I love OpenBSD and use it a lot. But this notion of C everywhere for everything is wrong.
This isn't an issue of language or platform, but an issue of process. The OpenBSD team has one of the best overall software development processes out there, but it is still very much a manual process. The class of exploits that are currently being discovered are often discovered via tool-assisted analysis. Such tools can also be used during the software development process to find errors that can be exploited. There are a dozen or so of such tools available for C currently ranging from OSS to commercial. Typically, these tools rely on model checking or bounded model checking, and they are quite effective at reducing attack surfaces or entire classes of errors beyond what most languages can provide on their own.
To take full advantage of model-guided development, however, requires a different software development process that is more difficult to adapt to older code bases overnight.

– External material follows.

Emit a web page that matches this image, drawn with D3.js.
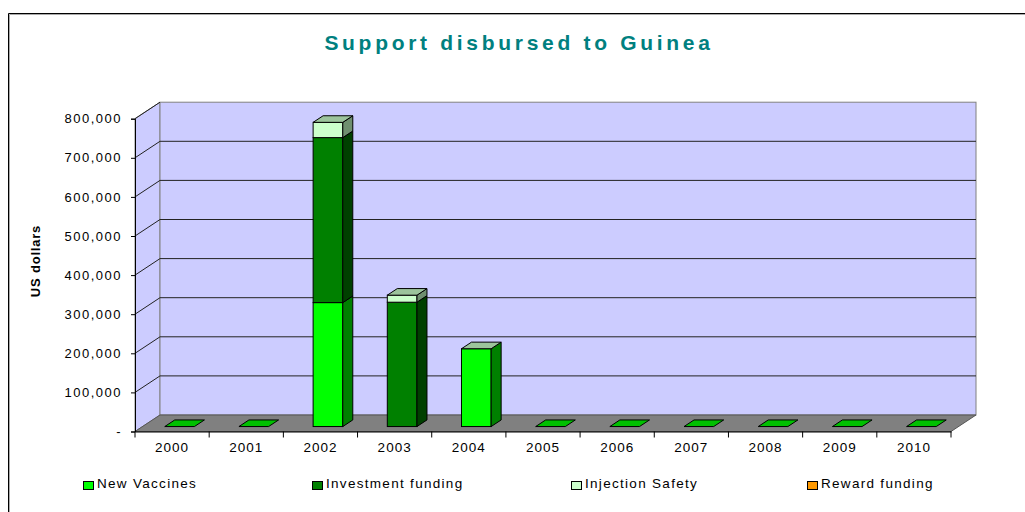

Still, this adaptation is significantly less effort than, say, porting a C code base to Go or Rust. Model-guided development and other types of formal methods aren't silver bullets, and they aren't perfect. But, they are much more effective tools for building better systems than a language or compiler on its own.
I suspect that the OpenBSD developers will adapt to using a model-guided approach. They make use of some static analysis tools already. I find this much more likely than the OpenBSD team switching to Go or Rust, as it is a much more pragmatic solution and a more powerful solution.
I am skeptical of the claim that it is more "pragmatic" to adopt formal methods to achieve memory safety, as the number of projects that achieve memory safety through formal methods is multiple orders of magnitude smaller than the number of projects that achieve memory safety through just writing in a memory-safe language.
OpenBSD, AFAIC, has not announced any plans. But, there are plenty of tools out there that work. CBMC is a solid example and it is one I have used to great success with both systems programming and firmware development. As noted, this requires both a process change and a use of this tooling. Properly using assertions is a skill, but it can typically be cross-checked using existing manual processes with the added benefit of catching logic issues like the one that caused this RCE.
Which tools would I start googling if I wanted to learn more about this?
Rewriting the world in some safe language isn't a panacea, this meme is getting very old.